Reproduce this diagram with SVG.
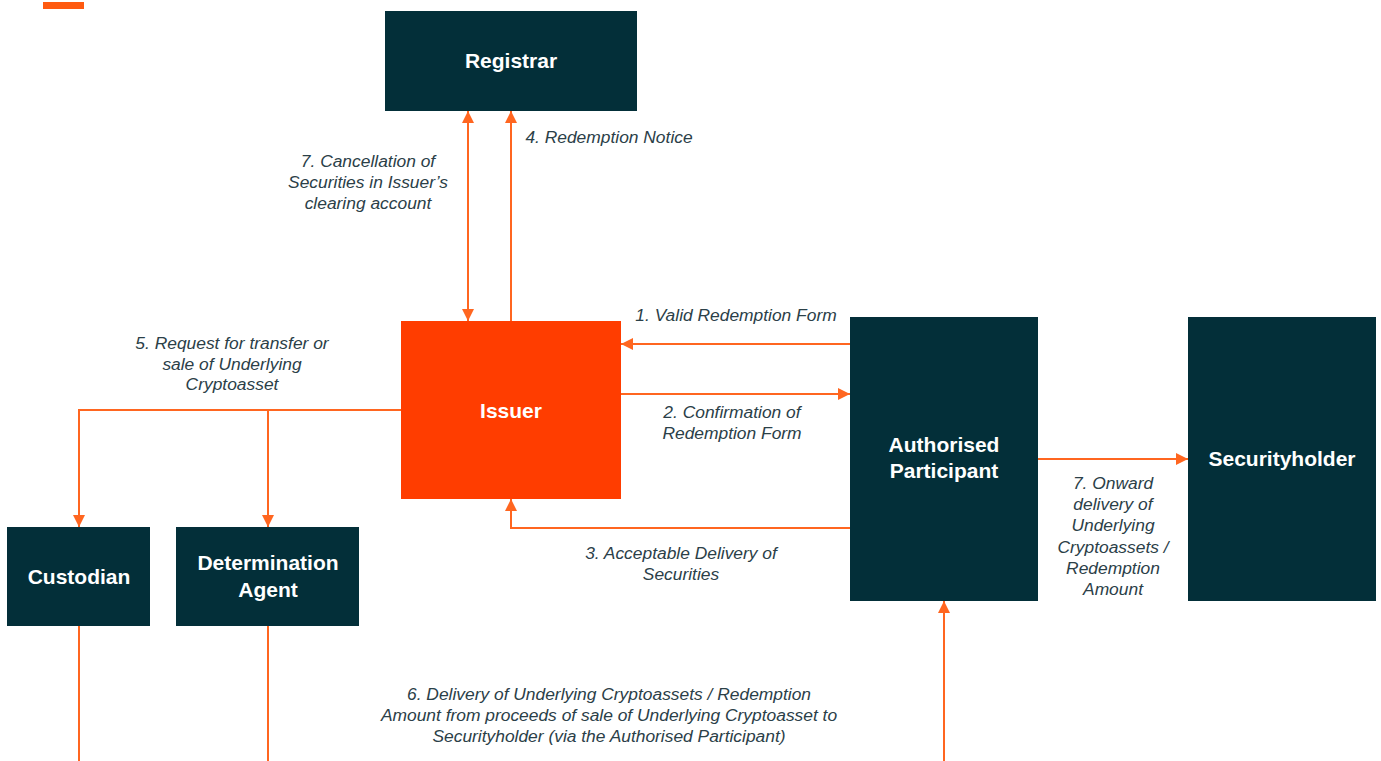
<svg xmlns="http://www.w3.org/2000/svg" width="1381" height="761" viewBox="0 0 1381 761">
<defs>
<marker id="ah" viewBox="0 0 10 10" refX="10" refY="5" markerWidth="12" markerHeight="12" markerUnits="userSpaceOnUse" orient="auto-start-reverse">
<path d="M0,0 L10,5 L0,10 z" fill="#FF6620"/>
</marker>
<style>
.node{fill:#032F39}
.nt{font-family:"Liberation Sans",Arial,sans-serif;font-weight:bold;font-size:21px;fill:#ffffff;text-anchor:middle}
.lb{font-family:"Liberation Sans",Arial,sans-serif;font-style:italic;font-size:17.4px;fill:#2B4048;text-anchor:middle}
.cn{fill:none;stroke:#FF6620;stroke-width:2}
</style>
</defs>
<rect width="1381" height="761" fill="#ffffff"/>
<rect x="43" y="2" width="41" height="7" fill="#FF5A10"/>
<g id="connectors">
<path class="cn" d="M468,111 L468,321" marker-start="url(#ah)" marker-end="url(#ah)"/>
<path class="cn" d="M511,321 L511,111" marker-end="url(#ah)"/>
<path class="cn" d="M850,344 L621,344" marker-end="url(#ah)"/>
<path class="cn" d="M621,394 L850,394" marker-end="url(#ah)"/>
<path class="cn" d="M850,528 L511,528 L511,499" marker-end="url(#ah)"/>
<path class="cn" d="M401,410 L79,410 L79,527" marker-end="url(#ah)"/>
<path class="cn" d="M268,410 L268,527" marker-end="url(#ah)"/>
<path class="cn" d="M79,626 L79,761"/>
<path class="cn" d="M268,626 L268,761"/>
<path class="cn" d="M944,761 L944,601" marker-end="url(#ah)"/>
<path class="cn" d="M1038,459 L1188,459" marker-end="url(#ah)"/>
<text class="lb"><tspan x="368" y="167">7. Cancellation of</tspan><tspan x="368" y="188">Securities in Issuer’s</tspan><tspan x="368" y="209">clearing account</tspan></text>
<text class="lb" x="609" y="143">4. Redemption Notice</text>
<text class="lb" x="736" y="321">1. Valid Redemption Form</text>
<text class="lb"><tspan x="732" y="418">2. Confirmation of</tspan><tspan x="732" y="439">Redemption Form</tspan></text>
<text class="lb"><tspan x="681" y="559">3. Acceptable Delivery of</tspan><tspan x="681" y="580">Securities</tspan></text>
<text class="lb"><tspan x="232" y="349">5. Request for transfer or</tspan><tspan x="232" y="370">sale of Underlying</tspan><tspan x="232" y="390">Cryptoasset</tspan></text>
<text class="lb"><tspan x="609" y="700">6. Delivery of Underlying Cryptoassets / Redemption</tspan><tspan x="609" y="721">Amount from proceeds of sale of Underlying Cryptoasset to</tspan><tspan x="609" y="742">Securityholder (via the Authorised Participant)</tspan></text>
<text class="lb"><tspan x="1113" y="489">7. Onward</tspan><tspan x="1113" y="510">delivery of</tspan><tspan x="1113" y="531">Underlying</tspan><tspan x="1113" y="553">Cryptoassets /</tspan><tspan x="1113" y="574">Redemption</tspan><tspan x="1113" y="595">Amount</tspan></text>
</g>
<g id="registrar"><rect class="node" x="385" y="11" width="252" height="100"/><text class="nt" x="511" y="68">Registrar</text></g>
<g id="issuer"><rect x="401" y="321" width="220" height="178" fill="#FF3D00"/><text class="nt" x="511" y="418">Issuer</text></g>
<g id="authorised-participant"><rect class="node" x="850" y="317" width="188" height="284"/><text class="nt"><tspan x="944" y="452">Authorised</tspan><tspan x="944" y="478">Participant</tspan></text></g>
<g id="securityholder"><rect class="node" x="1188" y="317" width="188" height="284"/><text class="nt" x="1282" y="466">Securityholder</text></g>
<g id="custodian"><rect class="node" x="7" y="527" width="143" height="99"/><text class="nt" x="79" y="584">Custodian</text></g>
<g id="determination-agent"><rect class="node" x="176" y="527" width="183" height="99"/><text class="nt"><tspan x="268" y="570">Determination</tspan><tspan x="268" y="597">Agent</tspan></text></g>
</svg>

## Task directions:
Copy out all of the data word for word. Do not carry over any picture.

## Full response:
Reproduce this diagram with SVG.
<svg xmlns="http://www.w3.org/2000/svg" width="1381" height="761" viewBox="0 0 1381 761">
<defs>
<marker id="ah" viewBox="0 0 10 10" refX="10" refY="5" markerWidth="12" markerHeight="12" markerUnits="userSpaceOnUse" orient="auto-start-reverse">
<path d="M0,0 L10,5 L0,10 z" fill="#FF6620"/>
</marker>
<style>
.node{fill:#032F39}
.nt{font-family:"Liberation Sans",Arial,sans-serif;font-weight:bold;font-size:21px;fill:#ffffff;text-anchor:middle}
.lb{font-family:"Liberation Sans",Arial,sans-serif;font-style:italic;font-size:17.4px;fill:#2B4048;text-anchor:middle}
.cn{fill:none;stroke:#FF6620;stroke-width:2}
</style>
</defs>
<rect width="1381" height="761" fill="#ffffff"/>
<rect x="43" y="2" width="41" height="7" fill="#FF5A10"/>
<g id="connectors">
<path class="cn" d="M468,111 L468,321" marker-start="url(#ah)" marker-end="url(#ah)"/>
<path class="cn" d="M511,321 L511,111" marker-end="url(#ah)"/>
<path class="cn" d="M850,344 L621,344" marker-end="url(#ah)"/>
<path class="cn" d="M621,394 L850,394" marker-end="url(#ah)"/>
<path class="cn" d="M850,528 L511,528 L511,499" marker-end="url(#ah)"/>
<path class="cn" d="M401,410 L79,410 L79,527" marker-end="url(#ah)"/>
<path class="cn" d="M268,410 L268,527" marker-end="url(#ah)"/>
<path class="cn" d="M79,626 L79,761"/>
<path class="cn" d="M268,626 L268,761"/>
<path class="cn" d="M944,761 L944,601" marker-end="url(#ah)"/>
<path class="cn" d="M1038,459 L1188,459" marker-end="url(#ah)"/>
<text class="lb"><tspan x="368" y="167">7. Cancellation of</tspan><tspan x="368" y="188">Securities in Issuer’s</tspan><tspan x="368" y="209">clearing account</tspan></text>
<text class="lb" x="609" y="143">4. Redemption Notice</text>
<text class="lb" x="736" y="321">1. Valid Redemption Form</text>
<text class="lb"><tspan x="732" y="418">2. Confirmation of</tspan><tspan x="732" y="439">Redemption Form</tspan></text>
<text class="lb"><tspan x="681" y="559">3. Acceptable Delivery of</tspan><tspan x="681" y="580">Securities</tspan></text>
<text class="lb"><tspan x="232" y="349">5. Request for transfer or</tspan><tspan x="232" y="370">sale of Underlying</tspan><tspan x="232" y="390">Cryptoasset</tspan></text>
<text class="lb"><tspan x="609" y="700">6. Delivery of Underlying Cryptoassets / Redemption</tspan><tspan x="609" y="721">Amount from proceeds of sale of Underlying Cryptoasset to</tspan><tspan x="609" y="742">Securityholder (via the Authorised Participant)</tspan></text>
<text class="lb"><tspan x="1113" y="489">7. Onward</tspan><tspan x="1113" y="510">delivery of</tspan><tspan x="1113" y="531">Underlying</tspan><tspan x="1113" y="553">Cryptoassets /</tspan><tspan x="1113" y="574">Redemption</tspan><tspan x="1113" y="595">Amount</tspan></text>
</g>
<g id="registrar"><rect class="node" x="385" y="11" width="252" height="100"/><text class="nt" x="511" y="68">Registrar</text></g>
<g id="issuer"><rect x="401" y="321" width="220" height="178" fill="#FF3D00"/><text class="nt" x="511" y="418">Issuer</text></g>
<g id="authorised-participant"><rect class="node" x="850" y="317" width="188" height="284"/><text class="nt"><tspan x="944" y="452">Authorised</tspan><tspan x="944" y="478">Participant</tspan></text></g>
<g id="securityholder"><rect class="node" x="1188" y="317" width="188" height="284"/><text class="nt" x="1282" y="466">Securityholder</text></g>
<g id="custodian"><rect class="node" x="7" y="527" width="143" height="99"/><text class="nt" x="79" y="584">Custodian</text></g>
<g id="determination-agent"><rect class="node" x="176" y="527" width="183" height="99"/><text class="nt"><tspan x="268" y="570">Determination</tspan><tspan x="268" y="597">Agent</tspan></text></g>
</svg>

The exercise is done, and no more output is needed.